TASK DETAILS
Gather all lines in the data that hold the string "chart".

DATASET EXTRACT
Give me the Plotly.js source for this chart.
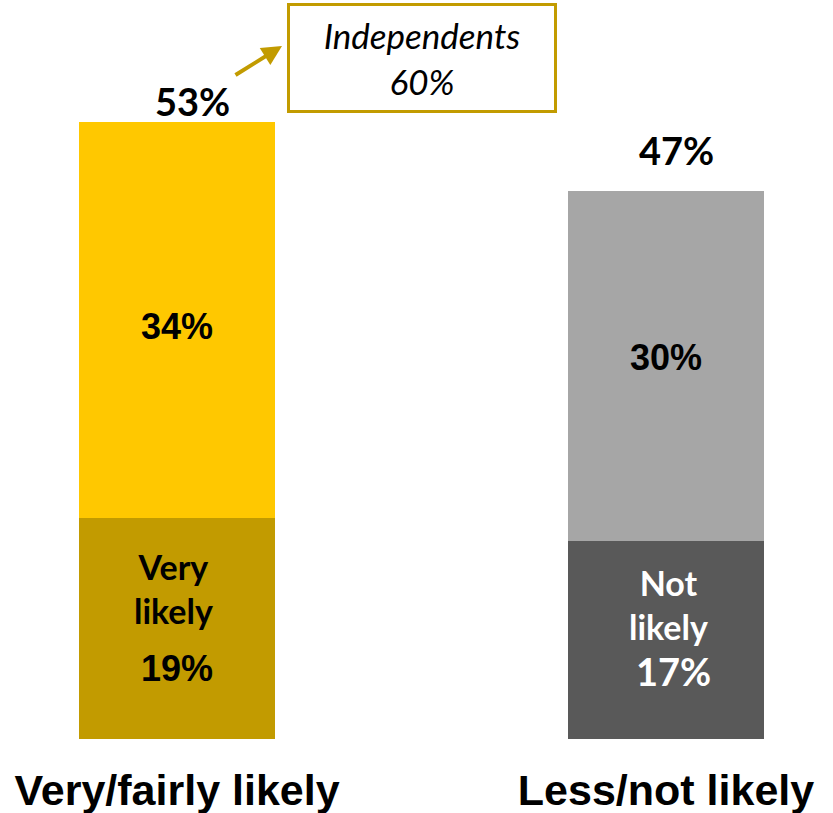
<!DOCTYPE html>
<html><head><meta charset="utf-8">
<script src="https://cdn.plot.ly/plotly-3.0.1.min.js"></script>
<style>html,body{margin:0;padding:0;background:#fff}#chart{width:833px;height:813px}</style>
</head><body><div id="chart"></div>
<script>
const categories = ["Very/fairly likely", "Less/not likely"];
const bottomLabels = ["Very<br>likely", "Not<br>likely"];
const bottomValues = [19, 17];
const topValues = [34, 30];
const totalValues = [53, 47];
const calloutLabel = "Independents";
const calloutValue = 60;

const xs = [0, 1];
const bottomColors = ["#C29B00", "#595959"];
const topColors = ["#FFC800", "#A6A6A6"];
const bottomTextColors = ["#000000", "#FFFFFF"];
const calFont = "Lato, 'Open Sans', sans-serif";
const arialFont = "'Liberation Sans', Arial, sans-serif";

const traces = [
  {type: "bar", x: xs, y: bottomValues, width: 0.4, marker: {color: bottomColors}, hoverinfo: "skip"},
  {type: "bar", x: xs, y: topValues, width: 0.4, marker: {color: topColors}, hoverinfo: "skip"}
];

const labelShift = [{x: -4, y: 40}, {x: 2, y: 35}];
const valueShift = [{x: 0, y: -40}, {x: 7, y: -31}];
const midShift = [-7, 9];
const totShift = [{x: 15, y: 21}, {x: 10, y: 41}];

const annotations = [];
xs.forEach((x, i) => {
  annotations.push({x: x, y: bottomValues[i] / 2, xref: "x", yref: "y", showarrow: false,
    text: bottomLabels[i], yshift: labelShift[i].y, xshift: labelShift[i].x,
    font: {family: calFont, size: 34, weight: "bold", color: bottomTextColors[i]}});
  annotations.push({x: x, y: bottomValues[i] / 2, xref: "x", yref: "y", showarrow: false,
    text: bottomValues[i] + "%", yshift: valueShift[i].y, xshift: valueShift[i].x,
    font: {family: i === 0 ? arialFont : calFont, size: i === 0 ? 36 : 38, weight: "bold", color: bottomTextColors[i]}});
  annotations.push({x: x, y: bottomValues[i] + topValues[i] / 2, xref: "x", yref: "y", showarrow: false,
    text: topValues[i] + "%", yshift: midShift[i],
    font: {family: arialFont, size: 36, weight: "bold", color: "#000"}});
  annotations.push({x: x, y: totalValues[i], xref: "x", yref: "y", showarrow: false,
    text: totalValues[i] + "%", yanchor: "middle", xshift: totShift[i].x, yshift: totShift[i].y,
    font: {family: calFont, size: 38, weight: "bold", color: "#000"}});
});
annotations.push({x: 422/833, y: 1 - 58/739, xref: "paper", yref: "paper", showarrow: false,
  xanchor: "center", yanchor: "middle",
  text: "<i>" + calloutLabel + "</i><br><i>" + calloutValue + "%</i>",
  width: 264, height: 104, bordercolor: "#C29B00", borderwidth: 3, borderpad: 0,
  font: {family: calFont, size: 35, color: "#000"}});
annotations.push({x: 282/833, y: 1 - 46/739, xref: "paper", yref: "paper", text: "",
  showarrow: true, arrowhead: 2, arrowsize: 1, arrowwidth: 4, arrowcolor: "#C29B00",
  ax: -48, ay: 30});

const layout = {
  width: 833, height: 813,
  margin: {l: 0, r: 0, t: 0, b: 74, pad: 0},
  paper_bgcolor: "#fff", plot_bgcolor: "#fff",
  barmode: "stack", bargap: 0, showlegend: false,
  xaxis: {range: [-0.362, 1.3415], tickvals: xs, ticktext: categories, showgrid: false,
    zeroline: false, showline: false, ticks: "", ticklabelstandoff: 22, automargin: false,
    tickfont: {family: arialFont, size: 43, weight: "bold", color: "#000"}, fixedrange: true},
  yaxis: {range: [0, 63.43], visible: false, showgrid: false, zeroline: false, fixedrange: true},
  annotations: annotations
};
Plotly.newPlot("chart", traces, layout, {displayModeBar: false, staticPlot: true});
</script></body></html>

SOLUTION FOR THIS PROBLEM
Give me the Plotly.js source for this chart.
<style>html,body{margin:0;padding:0;background:#fff}#chart{width:833px;height:813px}</style>
</head><body><div id="chart"></div>
Plotly.newPlot("chart", traces, layout, {displayModeBar: false, staticPlot: true});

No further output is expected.